Green eyed, 5 foot 4 and right handed

I am a woman. That is a way I identify myself and a way I am identified by others. However, I am also green eyed, 5 foot 4 and right handed. I love cricket, prefer red wine to white, and don't like raw tomatoes. These are also categories of identity, some used more often than others.

Gender is one of the most ubiquitous categories for identity, with almost everyone strongly identifying with one camp or another, and judging or being judged according to the supposed characteristics of XX or XY. But when it comes to gender as a marker for identity I have a certain ambivalence, even a reticence towards the subject, perhaps a strange admission for someone for whom gender has been the driving topic behind my academic study for the past three years and is about to embark on a Masters in Gender. The issue is, as it always is these days, with identity. How far does one's identity as a woman or a man factor in one's ability to do anything or be anything?

My gut answer is 'it has, or should have, absolutely nothing at all to do with whether one is any good at something or not!' As a fledgling director I am already very aware of being described as a 'woman director'. I feel that the word 'woman' here is used as a qualification, and not always a good one. I have never read about a 'man director' – only 'directors' and 'women directors'. When I direct I want my ability as a theatre practitioner to be the yardstick by which I am appraised, not the fact that I don't have a penis, something which seems (if you'll forgive the turn of phrase) immaterial to me.

Yet at the same time I would add feminist to the list of identities to which I fit, and strident feminist if I've just read Caitlin Moran's How To Be A Woman which at one point last year I was rereading every few weeks. As a feminist I recognise and wish to honour the hard-won gains made by the women before me, both in the world of theatre and elsewhere. I want women to have their equal share in the world in which we're all living, and part of that is done by women telling stories – either their own stories or giving their take on those stories previously told only by men. For example, I think that parts such as King Lear or Macbeth are greatly invigorated when put in the mouths of women, and new and exciting discoveries can be made therein.

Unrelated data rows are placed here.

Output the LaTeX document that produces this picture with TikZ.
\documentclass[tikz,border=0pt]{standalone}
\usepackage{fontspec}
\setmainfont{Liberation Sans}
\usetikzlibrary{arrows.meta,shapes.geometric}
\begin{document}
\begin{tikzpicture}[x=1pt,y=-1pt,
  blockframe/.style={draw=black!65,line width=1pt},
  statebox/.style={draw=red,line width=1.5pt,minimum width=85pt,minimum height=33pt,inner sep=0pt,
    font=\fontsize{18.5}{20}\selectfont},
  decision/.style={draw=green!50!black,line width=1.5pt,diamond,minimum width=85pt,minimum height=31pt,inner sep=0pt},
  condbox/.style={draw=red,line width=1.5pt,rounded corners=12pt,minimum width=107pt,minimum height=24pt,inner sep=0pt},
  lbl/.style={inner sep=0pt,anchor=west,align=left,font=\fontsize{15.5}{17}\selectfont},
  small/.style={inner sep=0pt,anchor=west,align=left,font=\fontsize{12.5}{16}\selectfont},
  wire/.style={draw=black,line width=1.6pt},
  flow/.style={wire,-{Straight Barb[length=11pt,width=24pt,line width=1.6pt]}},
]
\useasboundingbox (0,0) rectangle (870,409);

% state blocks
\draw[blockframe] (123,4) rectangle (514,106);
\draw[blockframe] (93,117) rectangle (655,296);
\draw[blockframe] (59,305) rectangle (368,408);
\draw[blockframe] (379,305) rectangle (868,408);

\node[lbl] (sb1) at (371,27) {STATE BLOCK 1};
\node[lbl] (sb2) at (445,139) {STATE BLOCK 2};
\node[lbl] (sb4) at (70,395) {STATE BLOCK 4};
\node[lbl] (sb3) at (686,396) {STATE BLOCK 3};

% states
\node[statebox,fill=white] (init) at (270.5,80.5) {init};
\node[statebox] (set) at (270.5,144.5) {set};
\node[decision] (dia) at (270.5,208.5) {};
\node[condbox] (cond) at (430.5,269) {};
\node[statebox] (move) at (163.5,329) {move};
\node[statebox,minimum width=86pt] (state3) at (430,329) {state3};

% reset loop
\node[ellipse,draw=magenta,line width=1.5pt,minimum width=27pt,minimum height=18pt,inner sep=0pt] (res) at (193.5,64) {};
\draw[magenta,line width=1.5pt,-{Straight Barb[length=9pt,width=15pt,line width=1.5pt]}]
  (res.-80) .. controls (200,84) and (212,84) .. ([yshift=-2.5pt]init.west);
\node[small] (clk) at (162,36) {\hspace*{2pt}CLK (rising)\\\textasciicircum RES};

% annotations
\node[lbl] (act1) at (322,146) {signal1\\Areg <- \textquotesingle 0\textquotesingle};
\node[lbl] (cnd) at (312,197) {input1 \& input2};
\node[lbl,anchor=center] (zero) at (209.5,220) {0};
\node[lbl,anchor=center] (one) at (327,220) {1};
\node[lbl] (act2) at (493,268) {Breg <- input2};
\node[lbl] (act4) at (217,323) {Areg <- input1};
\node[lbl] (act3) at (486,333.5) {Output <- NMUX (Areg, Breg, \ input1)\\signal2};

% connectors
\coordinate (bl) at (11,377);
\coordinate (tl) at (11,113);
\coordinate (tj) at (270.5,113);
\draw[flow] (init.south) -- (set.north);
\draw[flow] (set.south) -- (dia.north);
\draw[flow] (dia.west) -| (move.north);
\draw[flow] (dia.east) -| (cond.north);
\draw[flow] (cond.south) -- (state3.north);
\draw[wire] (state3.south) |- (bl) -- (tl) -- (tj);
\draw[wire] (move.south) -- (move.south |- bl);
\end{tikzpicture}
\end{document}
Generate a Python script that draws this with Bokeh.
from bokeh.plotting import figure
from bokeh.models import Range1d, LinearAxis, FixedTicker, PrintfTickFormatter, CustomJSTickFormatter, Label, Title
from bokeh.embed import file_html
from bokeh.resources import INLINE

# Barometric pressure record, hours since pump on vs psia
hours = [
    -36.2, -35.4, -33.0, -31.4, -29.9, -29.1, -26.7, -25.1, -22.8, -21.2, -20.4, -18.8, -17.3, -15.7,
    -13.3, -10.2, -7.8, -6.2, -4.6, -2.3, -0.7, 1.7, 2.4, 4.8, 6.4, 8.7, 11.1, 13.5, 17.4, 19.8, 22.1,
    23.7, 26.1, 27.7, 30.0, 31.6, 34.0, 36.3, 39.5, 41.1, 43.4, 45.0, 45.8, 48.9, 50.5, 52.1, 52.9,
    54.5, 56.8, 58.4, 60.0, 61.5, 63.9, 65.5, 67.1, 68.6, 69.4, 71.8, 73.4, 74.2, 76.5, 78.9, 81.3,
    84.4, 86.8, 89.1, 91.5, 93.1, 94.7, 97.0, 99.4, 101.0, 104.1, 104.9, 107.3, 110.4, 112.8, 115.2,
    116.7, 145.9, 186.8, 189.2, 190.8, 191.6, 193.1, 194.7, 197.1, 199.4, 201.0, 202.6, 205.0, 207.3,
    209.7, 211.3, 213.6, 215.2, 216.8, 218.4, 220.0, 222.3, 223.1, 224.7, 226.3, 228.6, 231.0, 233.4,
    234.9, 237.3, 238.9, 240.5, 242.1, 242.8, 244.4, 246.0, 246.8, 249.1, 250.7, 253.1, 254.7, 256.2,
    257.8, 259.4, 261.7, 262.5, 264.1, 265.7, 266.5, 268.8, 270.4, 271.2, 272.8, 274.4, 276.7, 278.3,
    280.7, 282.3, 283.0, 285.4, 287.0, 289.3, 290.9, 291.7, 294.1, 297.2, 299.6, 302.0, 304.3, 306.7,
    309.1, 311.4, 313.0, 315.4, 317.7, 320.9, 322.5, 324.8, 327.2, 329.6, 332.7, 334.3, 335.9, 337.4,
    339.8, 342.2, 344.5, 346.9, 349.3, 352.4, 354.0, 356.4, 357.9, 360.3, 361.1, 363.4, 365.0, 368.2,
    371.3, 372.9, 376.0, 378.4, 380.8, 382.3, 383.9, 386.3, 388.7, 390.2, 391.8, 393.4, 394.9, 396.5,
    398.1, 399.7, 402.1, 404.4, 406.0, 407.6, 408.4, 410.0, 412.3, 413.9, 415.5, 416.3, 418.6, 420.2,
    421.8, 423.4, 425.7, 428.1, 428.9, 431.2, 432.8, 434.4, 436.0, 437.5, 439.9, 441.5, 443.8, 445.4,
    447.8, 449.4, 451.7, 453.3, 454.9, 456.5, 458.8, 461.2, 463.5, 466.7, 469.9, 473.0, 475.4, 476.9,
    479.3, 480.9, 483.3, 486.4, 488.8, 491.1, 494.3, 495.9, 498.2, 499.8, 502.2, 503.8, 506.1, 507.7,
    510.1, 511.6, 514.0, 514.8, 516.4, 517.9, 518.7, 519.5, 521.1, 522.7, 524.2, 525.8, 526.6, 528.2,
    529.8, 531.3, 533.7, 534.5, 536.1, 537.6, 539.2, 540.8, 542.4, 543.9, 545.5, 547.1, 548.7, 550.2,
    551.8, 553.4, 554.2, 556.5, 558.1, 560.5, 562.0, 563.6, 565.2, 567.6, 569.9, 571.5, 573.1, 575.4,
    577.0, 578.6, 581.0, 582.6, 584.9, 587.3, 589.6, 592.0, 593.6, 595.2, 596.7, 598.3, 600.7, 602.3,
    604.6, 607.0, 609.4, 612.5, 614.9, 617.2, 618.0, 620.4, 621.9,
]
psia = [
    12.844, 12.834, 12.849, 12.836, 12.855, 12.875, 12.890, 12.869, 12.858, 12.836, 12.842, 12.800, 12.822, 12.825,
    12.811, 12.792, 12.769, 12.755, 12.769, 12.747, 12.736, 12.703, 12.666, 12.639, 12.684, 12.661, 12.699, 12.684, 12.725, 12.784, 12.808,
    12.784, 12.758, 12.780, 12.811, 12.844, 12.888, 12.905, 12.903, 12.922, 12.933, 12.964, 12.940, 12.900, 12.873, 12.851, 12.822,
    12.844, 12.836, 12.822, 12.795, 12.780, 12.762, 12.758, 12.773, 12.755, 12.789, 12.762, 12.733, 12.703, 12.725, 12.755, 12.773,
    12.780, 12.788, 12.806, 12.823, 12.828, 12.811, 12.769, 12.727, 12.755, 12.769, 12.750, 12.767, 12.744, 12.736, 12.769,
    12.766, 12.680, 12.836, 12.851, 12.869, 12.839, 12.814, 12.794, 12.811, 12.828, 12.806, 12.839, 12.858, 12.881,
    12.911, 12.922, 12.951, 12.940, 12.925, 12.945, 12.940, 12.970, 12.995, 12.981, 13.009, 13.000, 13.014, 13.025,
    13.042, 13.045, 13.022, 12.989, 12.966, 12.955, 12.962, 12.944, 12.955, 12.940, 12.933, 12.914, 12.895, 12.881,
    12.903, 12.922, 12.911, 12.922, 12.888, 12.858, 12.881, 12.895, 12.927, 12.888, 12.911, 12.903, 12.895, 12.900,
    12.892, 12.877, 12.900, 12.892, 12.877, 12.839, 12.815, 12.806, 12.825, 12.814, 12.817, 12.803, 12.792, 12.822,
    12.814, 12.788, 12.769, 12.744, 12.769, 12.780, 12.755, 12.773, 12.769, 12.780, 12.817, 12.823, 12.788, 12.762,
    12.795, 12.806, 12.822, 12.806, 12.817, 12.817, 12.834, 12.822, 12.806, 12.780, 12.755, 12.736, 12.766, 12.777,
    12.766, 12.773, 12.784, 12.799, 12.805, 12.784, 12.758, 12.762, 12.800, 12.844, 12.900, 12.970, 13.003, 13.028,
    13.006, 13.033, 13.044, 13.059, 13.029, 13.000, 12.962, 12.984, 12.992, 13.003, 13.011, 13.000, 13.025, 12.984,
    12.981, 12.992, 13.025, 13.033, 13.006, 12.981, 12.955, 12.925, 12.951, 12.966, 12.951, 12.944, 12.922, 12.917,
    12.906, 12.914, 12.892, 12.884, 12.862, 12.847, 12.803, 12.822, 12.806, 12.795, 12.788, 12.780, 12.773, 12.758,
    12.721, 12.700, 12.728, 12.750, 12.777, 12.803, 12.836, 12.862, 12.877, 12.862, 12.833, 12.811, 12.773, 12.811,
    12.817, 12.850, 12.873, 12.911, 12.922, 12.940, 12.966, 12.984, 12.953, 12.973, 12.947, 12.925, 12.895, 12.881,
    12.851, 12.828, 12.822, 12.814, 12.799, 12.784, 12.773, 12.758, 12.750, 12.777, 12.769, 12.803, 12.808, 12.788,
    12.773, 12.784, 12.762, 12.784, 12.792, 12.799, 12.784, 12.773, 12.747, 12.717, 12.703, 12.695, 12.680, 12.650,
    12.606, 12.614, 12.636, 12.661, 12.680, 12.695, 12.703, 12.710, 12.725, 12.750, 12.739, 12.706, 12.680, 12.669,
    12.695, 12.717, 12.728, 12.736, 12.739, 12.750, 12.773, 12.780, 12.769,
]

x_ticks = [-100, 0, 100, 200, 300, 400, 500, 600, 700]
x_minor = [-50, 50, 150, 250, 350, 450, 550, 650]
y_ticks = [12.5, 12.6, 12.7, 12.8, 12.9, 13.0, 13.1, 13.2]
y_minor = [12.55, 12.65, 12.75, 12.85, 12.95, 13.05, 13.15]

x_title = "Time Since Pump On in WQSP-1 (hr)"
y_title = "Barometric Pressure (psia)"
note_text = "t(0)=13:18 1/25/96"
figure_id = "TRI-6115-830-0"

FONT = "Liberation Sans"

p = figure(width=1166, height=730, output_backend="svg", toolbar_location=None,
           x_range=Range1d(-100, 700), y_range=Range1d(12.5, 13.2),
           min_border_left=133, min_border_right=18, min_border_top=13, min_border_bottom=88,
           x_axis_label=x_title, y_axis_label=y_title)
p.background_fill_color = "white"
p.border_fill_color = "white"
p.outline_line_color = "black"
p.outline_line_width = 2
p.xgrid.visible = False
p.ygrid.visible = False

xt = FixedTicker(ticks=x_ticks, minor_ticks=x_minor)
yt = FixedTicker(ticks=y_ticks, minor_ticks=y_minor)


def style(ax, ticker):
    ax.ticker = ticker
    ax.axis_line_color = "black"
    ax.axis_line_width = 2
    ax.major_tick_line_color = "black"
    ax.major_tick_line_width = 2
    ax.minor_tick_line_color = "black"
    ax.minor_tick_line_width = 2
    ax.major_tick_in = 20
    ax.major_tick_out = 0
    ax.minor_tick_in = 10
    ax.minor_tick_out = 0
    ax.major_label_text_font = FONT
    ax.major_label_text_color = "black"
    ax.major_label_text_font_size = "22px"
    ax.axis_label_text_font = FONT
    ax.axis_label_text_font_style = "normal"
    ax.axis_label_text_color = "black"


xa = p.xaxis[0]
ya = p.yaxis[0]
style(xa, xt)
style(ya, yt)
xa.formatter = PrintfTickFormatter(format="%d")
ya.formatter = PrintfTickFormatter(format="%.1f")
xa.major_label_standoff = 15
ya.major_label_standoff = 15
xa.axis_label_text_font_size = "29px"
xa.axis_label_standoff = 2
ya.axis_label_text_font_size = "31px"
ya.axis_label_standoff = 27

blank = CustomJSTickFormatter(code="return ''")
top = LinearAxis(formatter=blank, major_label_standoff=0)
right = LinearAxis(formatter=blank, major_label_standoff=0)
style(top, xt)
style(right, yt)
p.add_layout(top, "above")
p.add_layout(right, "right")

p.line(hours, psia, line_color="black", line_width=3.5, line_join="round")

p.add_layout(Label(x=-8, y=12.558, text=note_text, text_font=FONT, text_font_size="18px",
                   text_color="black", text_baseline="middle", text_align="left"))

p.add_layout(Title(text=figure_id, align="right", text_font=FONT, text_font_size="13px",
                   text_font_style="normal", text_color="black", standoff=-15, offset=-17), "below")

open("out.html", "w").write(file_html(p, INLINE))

However, each player, whoever they are, will (hopefully) bring new and exciting insight to these great parts, and therein lies the reticence I spoke of. On the one hand I want to play down the question of gender as I feel it only heightens division and is an unnecessary and unhelpful way of judging people. But on the other hand I think that having women play roles traditionally played by men and staging single-gender productions of plays offers really interesting possibilities for how we can understand characters and stories.

I think that I will be pulled – or will pull myself – in many directions when it comes to discussions on gender. Should gender be an issue when it comes to creating theatre? And by making it an issue does it make it more of 'An Issue' and therefore only help to reinforce division, as Michael Billingdon was accused of doing here? It is not a question I think I will ever fully reconcile, but it is certainly one I wish to engage with over and over, here and in practise. 

Welcome

Welcome to the first post from Directions of Gender, a blog following my journey into theatre directing – lenses of gender firmly on – and drawing together those who are interested in interpretations and discussions on gender in the theatre, be that representation of women as theatre practitioners, how women are represented on stage, or how classical works are reinterpreted today with feminist and gender-aware stances.

Welcome and I hope you enjoy what is here!